Five most sensitive linear correlation coefficients between the RIPs and the CDOCE in case 2.

	E	ρr	n	Vf	u
Case 2.1 (MCS)	-0.964	0.107	-0.114	-0.087	-0.065
Case 2.2 (RSM)	-0.962	0.130	-0.111	-0.097	-0.105

7 Conclusions

In the present work, a deterministic thermo-chemical simulation for the pultrusion of a composite rod was carried out and the results were found to agree well with the data from the literature [8]. After validating the deterministic model, a probabilistic analysis of the pultrusion process was performed in which two different probabilistic case studies were investigated. For this purpose, the MCS and the RSM, which is the first contribution of its kind for the probabilistic modeling of pultrusion, were employed.

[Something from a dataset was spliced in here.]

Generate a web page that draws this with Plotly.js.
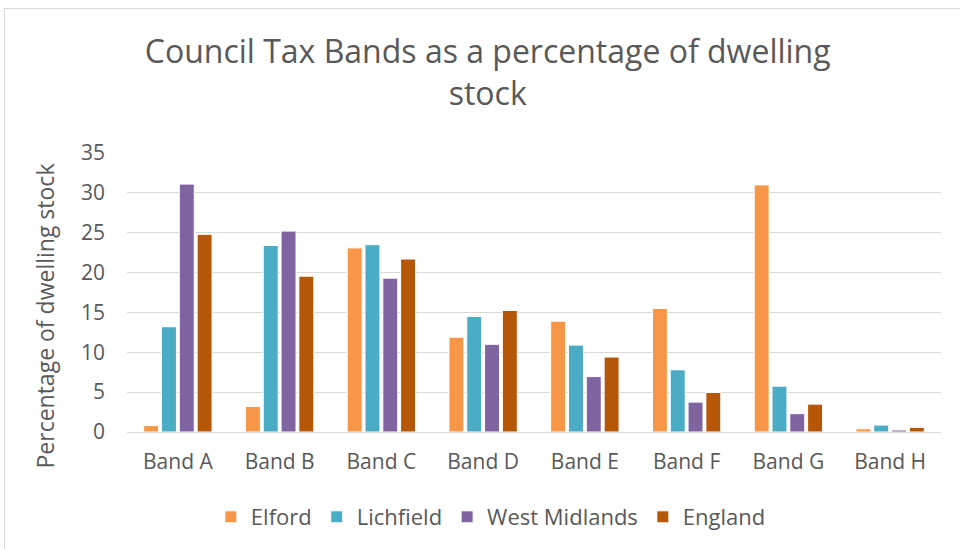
<!DOCTYPE html>
<html>
<head>
<meta charset="utf-8">
<script src="https://cdn.plot.ly/plotly-3.0.1.min.js"></script>
<style>
  html, body { margin: 0; padding: 0; background: #ffffff; }
  #frame { position: absolute; left: 4px; top: 8px; width: 980px; height: 560px;
           border-left: 1px solid #d9d9d9; border-top: 1px solid #d9d9d9; }
  #chart { position: absolute; left: 0; top: 0; width: 960px; height: 549px; }
</style>
</head>
<body>
<div id="frame"></div>
<div id="chart"></div>
<script>
const categories = ["Band A", "Band B", "Band C", "Band D", "Band E", "Band F", "Band G", "Band H"];
const elford = [0.8, 3.2, 23.1, 11.9, 13.9, 15.5, 31.0, 0.4];
const lichfield = [13.2, 23.4, 23.5, 14.5, 10.9, 7.8, 5.75, 0.87];
const westMidlands = [31.1, 25.2, 19.3, 11.0, 6.95, 3.75, 2.3, 0.25];
const england = [24.8, 19.55, 21.7, 15.25, 9.4, 4.95, 3.5, 0.58];
const seriesNames = ["Elford", "Lichfield", "West Midlands", "England"];
const seriesColors = ["#F79646", "#4BACC6", "#8064A2", "#B65708"];
const seriesValues = [elford, lichfield, westMidlands, england];
const titleText = "Council Tax Bands as a percentage of dwelling<br>stock";
const yTitleText = "Percentage of dwelling stock";

const FONT = "Open Sans, Noto Sans, sans-serif";
const GREY = "#595959";
const traces = seriesValues.map((vals, i) => ({
  type: "bar",
  name: seriesNames[i],
  x: categories,
  y: vals,
  marker: { color: seriesColors[i], line: { color: "#ffffff", width: 1 } },
  hoverinfo: "x+y+name"
}));

const layout = {
  width: 960,
  height: 549,
  paper_bgcolor: "rgba(0,0,0,0)",
  plot_bgcolor: "#ffffff",
  margin: { l: 127, r: 19, t: 153, b: 116 },
  barmode: "group",
  bargap: 0.3,
  bargroupgap: 0.16,
  font: { family: FONT, color: GREY },
  title: {
    text: titleText,
    font: { family: FONT, size: 32, color: GREY },
    x: 0.508, xanchor: "center", xref: "container",
    y: 0.885, yanchor: "middle", yref: "container"
  },
  xaxis: {
    type: "category",
    tickfont: { family: FONT, size: 21, color: GREY },
    showgrid: false,
    showline: true, linecolor: "#d9d9d9", linewidth: 1,
    ticks: "", ticklabelstandoff: 11,
    zeroline: false
  },
  yaxis: {
    range: [0, 35],
    dtick: 5,
    tickfont: { family: FONT, size: 21, color: GREY },
    showgrid: true, gridcolor: "#d9d9d9", gridwidth: 1,
    zeroline: true, zerolinecolor: "#d9d9d9", zerolinewidth: 1,
    showline: false, ticks: "", ticklabelstandoff: 21
  },
  annotations: [{
    text: yTitleText,
    textangle: -90,
    xref: "paper", yref: "paper",
    x: -0.1007, y: 0.414,
    xanchor: "center", yanchor: "middle",
    showarrow: false,
    font: { family: FONT, size: 23, color: GREY }
  }],
  legend: {
    orientation: "h",
    x: 0.447, xanchor: "center",
    y: -0.3, yanchor: "middle",
    font: { family: FONT, size: 22, color: GREY },
    itemwidth: 30,
    traceorder: "normal"
  },
  showlegend: true
};

Plotly.newPlot("chart", traces, layout, { displayModeBar: false });
</script>
</body>
</html>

The LHS technique was utilized for the sampling procedure in the ANSYS PDS toolbox. The outcomes of this study are summarized as follows:

1. The effects of the MCS options in ANSYS were investigated in case 1.1, and it was found that the most accurate statistical results were obtained by dividing the total number of simulations (samples) into repetitions; i.e., a total of 1000 simulations were performed in 100 simulations with 10 repetitions using the LHS (here denoted as the “incremental MCS”).

2. In both cases, i.e., in case 1 and case 2, it was concluded that the overall MCS results (total of 1000 samples) were almost converged to the results obtained from the RSM. Note that the tails of the probability density function was not considered in this work.

3. Variation in the density of the resin was found to have the most significant influence (positive correlation) on the CDOCE out of 10 RIPs in case 1.

4. On the other hand, 14 RIPs were considered in case 2, and it was found out that variation in the activation energy (E) of the resin has a very strong correlation (negative) with the CDOCE. This shows that variation in the resin kinetic parameters (especially in E) has a more significant effect on the CDOCE as compared with variation in the process parameters and the material properties. Hence, it is very important to characterize the resin system correctly while using E together with the resin density.